Why This Line Rewards Event-Focused Play
Because Shiny Sewaddle availability is typically tied to themed events, wild spawn boosts, or targeted Field Research, most players won’t stumble into this shiny accidentally. Ownership signals deliberate participation and volume-based hunting, not passive luck.
When events roll around, maximizing encounters directly translates into higher shiny equity across the entire line. One good event can realistically secure all three forms, something that isn’t true for many newer Pokémon families.
For collectors who care about efficiency and future scarcity, the Shiny Leavanny line is exactly the kind of target worth grinding hard when Niantic finally puts it back on the board.
Final Verdict for Shiny Hunters: Should You Hunt Now or Wait for a Future Event?

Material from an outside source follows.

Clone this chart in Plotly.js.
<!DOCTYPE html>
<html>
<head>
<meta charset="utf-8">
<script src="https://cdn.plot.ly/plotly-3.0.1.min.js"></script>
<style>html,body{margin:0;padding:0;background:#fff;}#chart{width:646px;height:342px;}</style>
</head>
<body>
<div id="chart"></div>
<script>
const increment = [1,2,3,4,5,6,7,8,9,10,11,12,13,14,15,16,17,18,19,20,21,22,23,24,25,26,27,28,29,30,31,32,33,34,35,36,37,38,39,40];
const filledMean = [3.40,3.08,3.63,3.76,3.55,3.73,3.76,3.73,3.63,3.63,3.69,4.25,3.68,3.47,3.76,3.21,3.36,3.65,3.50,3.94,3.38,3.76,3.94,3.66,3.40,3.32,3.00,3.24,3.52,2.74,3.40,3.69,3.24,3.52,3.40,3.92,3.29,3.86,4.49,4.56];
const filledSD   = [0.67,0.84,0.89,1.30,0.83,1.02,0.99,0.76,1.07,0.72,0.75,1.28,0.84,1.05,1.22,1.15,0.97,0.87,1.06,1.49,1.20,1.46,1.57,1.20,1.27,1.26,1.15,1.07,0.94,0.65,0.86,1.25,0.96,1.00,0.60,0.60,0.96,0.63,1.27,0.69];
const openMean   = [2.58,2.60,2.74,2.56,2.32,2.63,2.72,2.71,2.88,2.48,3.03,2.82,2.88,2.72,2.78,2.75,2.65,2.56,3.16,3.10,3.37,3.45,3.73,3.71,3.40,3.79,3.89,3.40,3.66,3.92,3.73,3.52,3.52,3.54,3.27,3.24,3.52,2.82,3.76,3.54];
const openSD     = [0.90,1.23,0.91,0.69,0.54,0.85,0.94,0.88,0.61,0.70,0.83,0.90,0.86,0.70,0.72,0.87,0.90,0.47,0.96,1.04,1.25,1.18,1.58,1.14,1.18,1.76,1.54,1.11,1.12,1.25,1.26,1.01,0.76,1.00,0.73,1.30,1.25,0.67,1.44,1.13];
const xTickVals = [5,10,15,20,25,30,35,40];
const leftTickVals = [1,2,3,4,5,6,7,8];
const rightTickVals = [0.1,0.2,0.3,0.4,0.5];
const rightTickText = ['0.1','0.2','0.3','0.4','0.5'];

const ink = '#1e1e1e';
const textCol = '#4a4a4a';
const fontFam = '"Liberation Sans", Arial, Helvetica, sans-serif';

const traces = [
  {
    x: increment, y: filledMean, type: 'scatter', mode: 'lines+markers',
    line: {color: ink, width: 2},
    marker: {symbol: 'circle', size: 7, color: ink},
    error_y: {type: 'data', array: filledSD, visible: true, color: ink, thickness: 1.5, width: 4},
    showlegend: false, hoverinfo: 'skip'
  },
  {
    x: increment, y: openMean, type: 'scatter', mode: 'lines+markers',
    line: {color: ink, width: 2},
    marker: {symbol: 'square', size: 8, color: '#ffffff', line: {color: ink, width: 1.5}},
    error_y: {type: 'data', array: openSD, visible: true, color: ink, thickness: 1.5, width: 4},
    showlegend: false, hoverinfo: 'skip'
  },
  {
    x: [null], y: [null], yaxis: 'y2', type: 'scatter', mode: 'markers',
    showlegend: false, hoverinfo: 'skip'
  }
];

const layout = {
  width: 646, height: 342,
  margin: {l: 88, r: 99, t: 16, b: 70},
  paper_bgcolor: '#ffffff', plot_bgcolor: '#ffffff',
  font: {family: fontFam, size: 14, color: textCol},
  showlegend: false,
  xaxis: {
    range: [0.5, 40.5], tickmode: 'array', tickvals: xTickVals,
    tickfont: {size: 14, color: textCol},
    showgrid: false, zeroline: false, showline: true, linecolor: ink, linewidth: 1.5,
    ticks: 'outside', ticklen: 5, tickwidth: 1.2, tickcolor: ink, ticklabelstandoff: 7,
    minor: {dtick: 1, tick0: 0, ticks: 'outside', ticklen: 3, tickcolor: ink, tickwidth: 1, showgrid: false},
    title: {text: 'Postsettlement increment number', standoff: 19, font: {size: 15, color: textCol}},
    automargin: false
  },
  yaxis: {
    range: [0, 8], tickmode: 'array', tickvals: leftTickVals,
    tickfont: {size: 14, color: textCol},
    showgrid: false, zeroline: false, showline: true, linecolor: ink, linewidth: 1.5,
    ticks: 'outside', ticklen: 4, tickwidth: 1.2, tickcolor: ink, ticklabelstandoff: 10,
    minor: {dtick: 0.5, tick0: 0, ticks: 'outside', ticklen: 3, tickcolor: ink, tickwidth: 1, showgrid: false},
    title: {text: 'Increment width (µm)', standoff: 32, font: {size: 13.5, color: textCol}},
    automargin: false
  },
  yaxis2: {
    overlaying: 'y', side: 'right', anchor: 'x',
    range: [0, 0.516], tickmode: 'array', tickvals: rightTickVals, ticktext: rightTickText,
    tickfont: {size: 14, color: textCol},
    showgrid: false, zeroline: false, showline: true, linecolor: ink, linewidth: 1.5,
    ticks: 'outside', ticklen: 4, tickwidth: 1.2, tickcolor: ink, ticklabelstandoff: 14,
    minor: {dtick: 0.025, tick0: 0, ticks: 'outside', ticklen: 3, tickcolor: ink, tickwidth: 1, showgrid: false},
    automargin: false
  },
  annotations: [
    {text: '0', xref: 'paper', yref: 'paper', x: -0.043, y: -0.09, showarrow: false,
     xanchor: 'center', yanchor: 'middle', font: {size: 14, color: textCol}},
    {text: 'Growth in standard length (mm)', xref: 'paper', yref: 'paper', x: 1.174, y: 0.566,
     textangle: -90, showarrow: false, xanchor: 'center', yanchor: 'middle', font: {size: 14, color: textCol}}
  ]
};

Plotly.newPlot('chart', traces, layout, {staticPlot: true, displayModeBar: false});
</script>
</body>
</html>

If you’re deciding whether to burn incubators and incense now or save your resources for later, Shiny Sewaddle sits in a very specific category. It’s available in Pokémon GO, but only when Niantic flips the switch through events, boosted wild spawns, or select Field Research tasks. Outside of those windows, encounters dry up fast, and shiny odds revert to full RNG with no safety net.
Hunt Now If You’re Seeing Sewaddle on the Map
If Sewaddle is currently spawning in the wild as part of an event, the answer is simple: hunt aggressively. Shiny odds for Sewaddle are standard species odds, roughly 1 in 500, but event density dramatically shifts the math in your favor. More taps per hour equals more shiny rolls, and that’s the only lever that matters here.
Wild spawns are the priority. Lures and Incense stack multiplicatively during spawn-boosted events, especially in parks or weather-boosted conditions, letting you chain encounters without downtime. This is pure volume hunting, and Sewaddle rewards players who stay moving and keep their encounter flow high.
Research and Eggs Are Supplemental, Not Primary
When available, Field Research encounters featuring Sewaddle are worth completing, but they shouldn’t be your core strategy. Research encounters don’t carry boosted shiny rates unless explicitly stated, and the time cost per check is higher than raw wild grinding. Think of them as bonus rolls layered on top of your route.
Eggs are even more situational. If Sewaddle is in an event egg pool, it’s a passive shiny check, not a reliable path. Hatch pools dilute odds, and chasing a specific shiny through eggs is a resource sink unless you’re already incubating for multiple targets.
Wait If It’s Off-Event or Spawn-Locked
If Sewaddle isn’t appearing in the wild right now, waiting is the correct call. Hunting it outside of events is inefficient and frustrating, with too few encounters to justify the time investment. Niantic has consistently recycled Bug- and Grass-themed events, and Sewaddle fits cleanly into spring, sustainability, or fashion-style rotations.
When it returns, it’s likely to do so with higher spawn density, better research access, and possibly even timed research that guarantees multiple encounters. That’s when you can realistically aim for the full shiny family instead of gambling for a single hit.
Optimizing Your Odds When the Window Opens
When Sewaddle is featured, prioritize high-traffic spawn zones and keep Incense running during active movement. Quick-check and flee non-shinies to maximize checks per hour, and don’t waste time evolving until the event ends in case you land duplicates. Every extra Sewaddle is future evolution insurance.
Also, don’t ignore weather. Rainy and sunny conditions boost Bug- and Grass-type spawns, subtly increasing encounter density even further. That kind of edge matters when you’re chasing a full three-stage shiny line.
The Bottom Line for Dedicated Shiny Hunters
Shiny Sewaddle is absolutely worth hunting, but only on Niantic’s terms. When it’s live in an event, go hard and commit, because those windows don’t linger. When it’s gone, conserve your resources and wait for the inevitable return.
For collectors, this is a line that rewards patience, planning, and execution. Play smart, hit it hard when it’s featured, and Shiny Leavanny will eventually earn its spot in your storage as proof you showed up when it mattered.